An astrophysical peek into Einstein's static universe

We derive here the metric for Einstein's static universe (ESU) directly from Einstein equation, i.e., by considering both $G_{ik}$ and $T_{ik}$. We find that in order that the fluid pressure and acceleration are {\em uniform} and finite despite the presence of a coordinate singularity, the effective density $\rho_e = \rho + \Lambda/8 \pi =0$, where $\Lambda$ is the cosmological constant. Under weak energy condition, this would imply $\rho = \Lambda =0$ for ESU. This means that if one would need to invoke a source of ``repulsive gravity'' in some model, (i) the model must be non-static, (ii) the repulsive gravity must be due to a ``quintessence'' or a ``dark energy'' fluid with negative pressure and appear on the right hand side (RHS) of the Einstein equation through $T_{ij}$ rather than through a fundamental constant residing on the LHS of the same equation, and (iii) energy density of both normal matter and the ``dark energy fluid'' should be time dependent.
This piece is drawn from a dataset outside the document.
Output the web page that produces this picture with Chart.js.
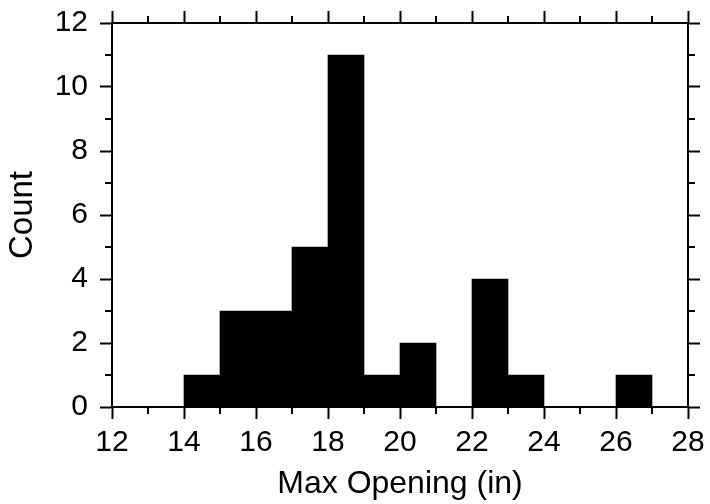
<!DOCTYPE html>
<html>
<head>
<meta charset="utf-8">
<script src="https://cdn.jsdelivr.net/npm/chart.js@4.4.1/dist/chart.umd.min.js"></script>
<style>
  html, body { margin: 0; padding: 0; background: #fff; }
  #wrap { width: 710px; height: 504px; }
</style>
</head>
<body>
<div id="wrap"><canvas id="c" width="710" height="504"></canvas></div>
<script>
// Histogram bins (left edges, width 1) and counts
const binStarts = [14, 15, 16, 17, 18, 19, 20, 21, 22, 23, 24, 25, 26];
const counts    = [1, 3, 3, 5, 11, 1, 2, 0, 4, 1, 0, 0, 1];
const binWidth = 1;

// Axis ticks
const xMajorTicks = [12, 14, 16, 18, 20, 22, 24, 26, 28];
const xMinorTicks = [13, 15, 17, 19, 21, 23, 25, 27];
const yMajorTicks = [0, 2, 4, 6, 8, 10, 12];
const yMinorTicks = [1, 3, 5, 7, 9, 11];

const xTitle = 'Max Opening (in)';
const yTitle = 'Count';

const FONT = '"Liberation Sans", Arial, Helvetica, sans-serif';
const MAJOR = 12, MINOR = 7, LW = 2;

const data = binStarts.map((s, i) => ({ x: s + binWidth / 2, y: counts[i] }));

function setTicks(values) {
  return function (scale) { scale.ticks = values.map(v => ({ value: v })); };
}
function fitBox(w, h) {
  return function (s) {
    if (w !== null) s.width = w;
    if (h !== null) s.height = h;
    s.paddingTop = 0; s.paddingBottom = 0; s.paddingLeft = 0; s.paddingRight = 0;
  };
}

const minorTicksPlugin = {
  id: 'minorTicks',
  afterDraw(chart) {
    const ctx = chart.ctx;
    const a = chart.chartArea;
    const xs = chart.scales.x, ys = chart.scales.y;
    ctx.save();
    ctx.strokeStyle = '#000';
    ctx.lineWidth = LW;
    ctx.beginPath();
    xMinorTicks.forEach(v => {
      const px = Math.round(xs.getPixelForValue(v));
      ctx.moveTo(px, a.bottom); ctx.lineTo(px, a.bottom + MINOR);
      ctx.moveTo(px, a.top); ctx.lineTo(px, a.top - MINOR);
    });
    yMinorTicks.forEach(v => {
      const py = Math.round(ys.getPixelForValue(v));
      ctx.moveTo(a.left, py); ctx.lineTo(a.left - MINOR, py);
      ctx.moveTo(a.right, py); ctx.lineTo(a.right + MINOR, py);
    });
    ctx.stroke();
    ctx.restore();
  }
};

const gridCommon = {
  drawOnChartArea: false,
  drawTicks: true,
  tickLength: MAJOR,
  tickColor: '#000',
  tickWidth: LW,
  offset: false
};
const borderCommon = { display: true, color: '#000', width: LW };

new Chart(document.getElementById('c'), {
  type: 'bar',
  data: {
    datasets: [{
      data: data,
      backgroundColor: '#000',
      borderWidth: 0,
      barPercentage: 1,
      categoryPercentage: 1,
      grouped: false
    }]
  },
  options: {
    responsive: false,
    animation: false,
    events: [],
    layout: { padding: 0 },
    plugins: { legend: { display: false }, tooltip: { enabled: false } },
    scales: {
      x: {
        type: 'linear',
        position: 'bottom',
        min: 12, max: 28,
        offset: false,
        afterBuildTicks: setTicks(xMajorTicks),
        afterFit: fitBox(null, 97),
        grid: gridCommon,
        border: borderCommon,
        ticks: { color: '#000', font: { family: FONT, size: 30 }, padding: 6, maxRotation: 0, autoSkip: false },
        title: { display: true, text: xTitle, color: '#000', font: { family: FONT, size: 32 }, padding: { top: 0, bottom: 1 } }
      },
      x2: {
        type: 'linear',
        position: 'top',
        min: 12, max: 28,
        offset: false,
        afterBuildTicks: setTicks(xMajorTicks),
        afterFit: fitBox(null, 23),
        grid: gridCommon,
        border: borderCommon,
        ticks: { display: false }
      },
      y: {
        type: 'linear',
        position: 'left',
        min: 0, max: 12,
        afterBuildTicks: setTicks(yMajorTicks),
        afterFit: fitBox(112, null),
        grid: gridCommon,
        border: borderCommon,
        ticks: { color: '#000', font: { family: FONT, size: 30 }, padding: 12, autoSkip: false },
        title: { display: true, text: yTitle, color: '#000', font: { family: FONT, size: 33 }, padding: { top: 3, bottom: 0 } }
      },
      y2: {
        type: 'linear',
        position: 'right',
        min: 0, max: 12,
        afterBuildTicks: setTicks(yMajorTicks),
        afterFit: fitBox(22, null),
        grid: gridCommon,
        border: borderCommon,
        ticks: { display: false }
      }
    }
  },
  plugins: [minorTicksPlugin]
});
</script>
</body>
</html>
In fact, the repulsive gravity would be due to a time independent $\Lambda$, it would be extremely difficult to understand why the associated energy density should be approximately $10^{120}$ times lower than the value predicted by quantum gravity. On the other hand, for a dark energy fluid whose energy density is time dependent, it would be much easier to understand such an extremely low present energy density: the original initial value of the energy density of the fluid could be equal to the quantum gravity value while the present low value is due to decay with time.